The transition will be difficult or The transition will be smooth. I distrust just about all adjectives and adverbs in analysis. These slippery little modifiers disguise many errors in thinking. What smooth means to the writer may not be what smooth means to me. I would rather have the elements of the transition discussed so that in addition to considering the analyst’s judgment, I can develop my own.

The elections are too close to call. Basically, I don’t understand why we spend so much analytic and journalistic energy trying to forecast elections in the first place. An election is actually a specific event in the near future. Its timing is known to all. When it ends, we will know the outcome. If the election is rigged, then our forecast doesn’t matter. I’m gobsmacked at how American journalists in particular have convinced so many people to hang on their every word about events concerning which they have little insight and over which they have little control.

X dynamic is not a problem in Society Y because it only has the support of 10% of the population.
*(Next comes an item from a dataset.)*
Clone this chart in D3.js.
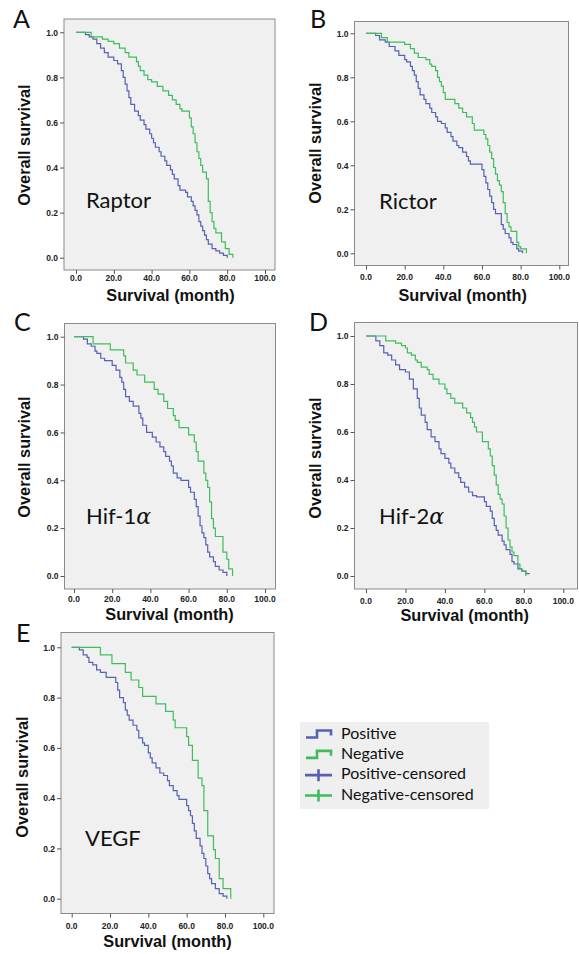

Another classic mistake that you see ALL THE TIME and which, at this point, is absolutely criminal. When you hear about a particular revolution not being anticipated, you can bet that this type of analytic statement was at the heart of the faulty thinking. This analytic statement is flawed because it tries to capture extremely complicated societal dynamics in a criminally simple mathematical statement. Before making  such a statement, the analyst needs to examine his theory for social change. Is social change simply an arithmetic progression? Or do movements often gain support suddenly and/or exponentially?

Anyway I think I’ll stop now. Really I’ve just been venting on many of the thinking errors that get under my skin. For a much better discussion, do read Thinking, Fast and Slow.